Dans sa conclusion, M. Croiset présente quelques enseignements pratiques applicables aux démocraties modernes, tout en signalant les différences tenant au peu d'étendue des cités grecques et à la disparition de l'esclavage : il regarde peut-être trop facilament la dernière comme négligeable.
R. M.-G.
G. MATISSE. L'Intelligence et le Cerveau. Paris, Mercure de France, 0fr. 75.
Après avoir montré le développement qu'ont donné aux études de psychologie les méthodes anatomiques et pathologiques, M. Matisse rappelle que les notions abstraites les plus fondamentales, celle de l'espace, par exemple, dérivent de sensations et que l'activité motrice a aussi une grande part dans la constitution de notre intellect; il en déduit que notre façon d'enchaîner les idées, d'en apercevoir les connexions et les rapports nous est imposée par la perception des objets naturels. Il parle ensuite de l'application des mêmes méthodes objectives à l'étude des fonctions supérieures de l'intelligence, à propos d'études faites sur le cerveau et le crâne du musicien Koning et de la mathématicienne Sophie Kowalesky et des conclusions qu'on a pu en tirer sur les localisations cérébrales du génie et du talent, qu'il souhaiterait de faire correspondre aux classifications établies par exemple entre les divers types de musiciens (mélodistes et symphonistes) ou de mathématiciens (logiciens, formels et intuitifs). Signalons en terminant une curieuse remarque sur ce fait que notre psychologie et notre civilisation sont construites sur la vision, dont l'évolution semble terminée, tandis qu'on peut fonder de grandes espérances sur le développement de l'audition.
Le livre de M. Matisse est fort instructif. Nous lui reprocherons seulement de n'avoir pas marqué qu'entre l'ancienne méthode d'introspection et les méthodes anatomiques modernes, il y a place pour une méthode, objective elle aussi, d'observation analytique du rôle social et scientifique de l'intelligence, sans laquelle l'étude de cette fonction sera toujours incomplète.
G. PREZZOLINI. Benedetto Croce. Naples, R. Ricciardi, Lire 1,50. Il n'est pas possible de résumer ce résumé déjà très concis des travaux et de l'action de Benedetto Croce. Mais nous tenons à signaler l'excellente idée qu'a eue M. Prezzolini d'inaugurer sa collection : Contemporanei d'Italia par l'étude d'une personnalité aussi propre que l'est celle de M. Croce à donner une idée d'ensemble du mouvement intellectuel italien, si original et parfois si peu connu à l'étranger.

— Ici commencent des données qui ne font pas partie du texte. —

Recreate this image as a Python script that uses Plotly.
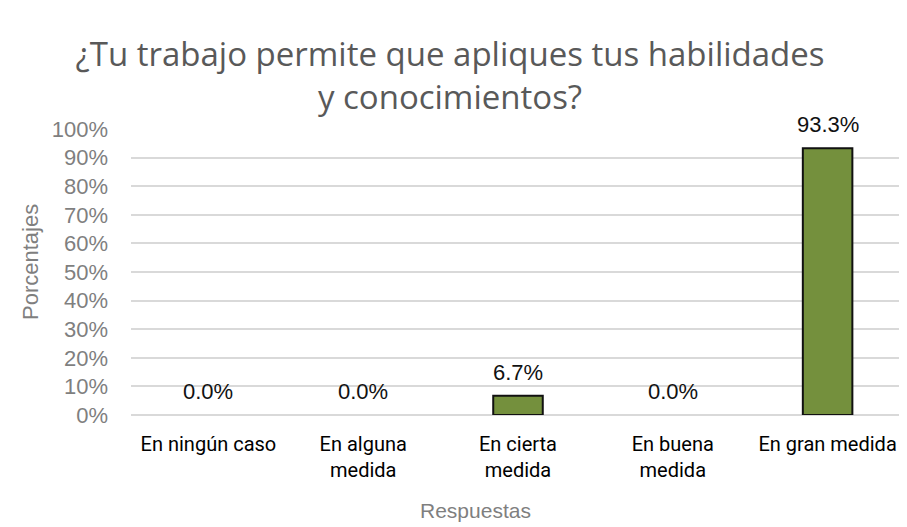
import plotly.graph_objects as go

categories = ["En ningún caso", "En alguna<br>medida", "En cierta<br>medida", "En buena<br>medida", "En gran medida"]
values = [0.0, 0.0, 6.7, 0.0, 93.3]
y_ticks = list(range(0, 101, 10))
y_tick_labels = [f"{v}%" for v in y_ticks]

# the page body adds an 8px offset, so the figure is sized to fit the window
OFF = 8
W, H = 907 - OFF, 527 - OFF
L, R, T, B = 131 - OFF, 2, 129 - OFF, 112
plot_h = H - T - B
plot_w = W - L - R

fig = go.Figure()
fig.add_trace(go.Bar(
    x=categories,
    y=values,
    width=0.32,
    marker=dict(color="#74903D",
                line=dict(color="#111111", width=[2 if v > 0 else 0 for v in values])),
    hoverinfo="skip",
))

# value labels above bars
for c, v in zip(categories, values):
    fig.add_annotation(
        x=c, y=v, xref="x", yref="y", text=f"{v:.1f}%",
        showarrow=False, yanchor="bottom", yshift=9,
        font=dict(family="Liberation Sans, Arial", size=22, color="#111111"),
    )

# axis titles
fig.add_annotation(
    text="Porcentajes", xref="paper", yref="paper",
    x=(30 - OFF - L) / plot_w, y=(H - B - (262 - OFF)) / plot_h, textangle=-90, showarrow=False,
    xanchor="center", yanchor="middle",
    font=dict(family="Liberation Sans, Arial", size=22, color="#7F7F7F"),
)
fig.add_annotation(
    text="Respuestas", xref="paper", yref="paper",
    x=(475 - OFF - L) / plot_w, y=-(510 - OFF - (H - B)) / plot_h, showarrow=False,
    xanchor="center", yanchor="middle",
    font=dict(family="Liberation Sans, Arial", size=21, color="#7F7F7F"),
)

fig.update_layout(
    width=W, height=H,
    paper_bgcolor="white", plot_bgcolor="white",
    margin=dict(l=L, r=R, t=T, b=B),
    title=dict(
        text="¿Tu trabajo permite que apliques tus habilidades<br>y conocimientos?",
        x=(450 - OFF) / W, xanchor="center", xref="container",
        y=1 - (66 - OFF) / H, yanchor="middle", yref="container",
        font=dict(family="Open Sans", size=33, color="#595959"),
    ),
    showlegend=False,
)
fig.update_yaxes(
    range=[0, 100], tickvals=y_ticks, ticktext=y_tick_labels,
    showgrid=True, gridcolor="#D9D9D9", gridwidth=1.5,
    zeroline=True, zerolinecolor="#D9D9D9", zerolinewidth=1.5,
    tickfont=dict(family="Liberation Sans, Arial", size=22, color="#7F7F7F"),
    ticks="", ticklabelstandoff=22, automargin=False,
)
fig.update_xaxes(
    tickfont=dict(family="Roboto", size=20, color="#000000"),
    ticks="", showline=False, ticklabelstandoff=15, automargin=False,
)

fig.write_html("out.html")
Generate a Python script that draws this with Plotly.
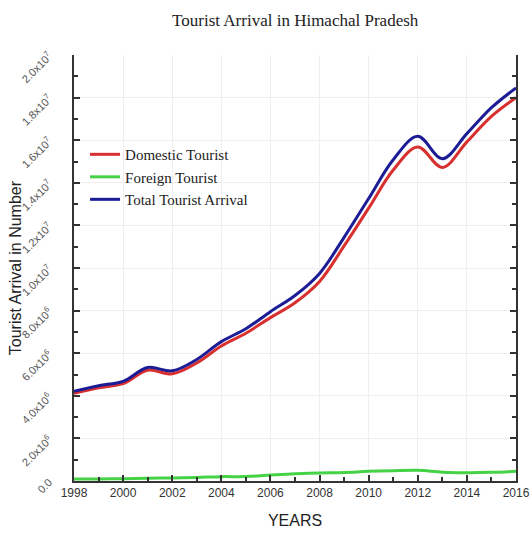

A quel système mieux qu'à celui de M. Croce s'appliquerait cette remarque générale de son biographe? « La vie d'un système réside, non dans un principe abstrait et détaché de toute réalité (avulso da ogni realtà), mais dans son contact avec les problèmes contemporains... Comme le disent bien les pragmatistes, un système est jugé par son action; mais, comme ils ne le disent pas (gâtant par une mauvaise fin un beau commencement), il est jugé par son action théorique. » M. Prezzolini insiste avec raison sur la défense passionnée de la réalité qu'est la philosophie de M. Croce. Mais quelle réalité? L'art des tableaux et des poésies, la philosophie des livres, l'histoire des traités et des mémoires ?... Pour M. Croce, « l'art et la philosophie sont de tous les hommes, en tout homme. L'art est tout intérieur, c'est l'expression du popolano comme le vers du poète; la philosophie est le concept, pauvre si lon veut, du sens commun et du bon sens, mais concept autant que celui de Platon et de Hegel; l'histoire est, autant que celle de Polybe ou de Mommsen, celle que je fais de moi-même en disant simplement : aujourd'hui je me suis promené, hier je suis tombé ».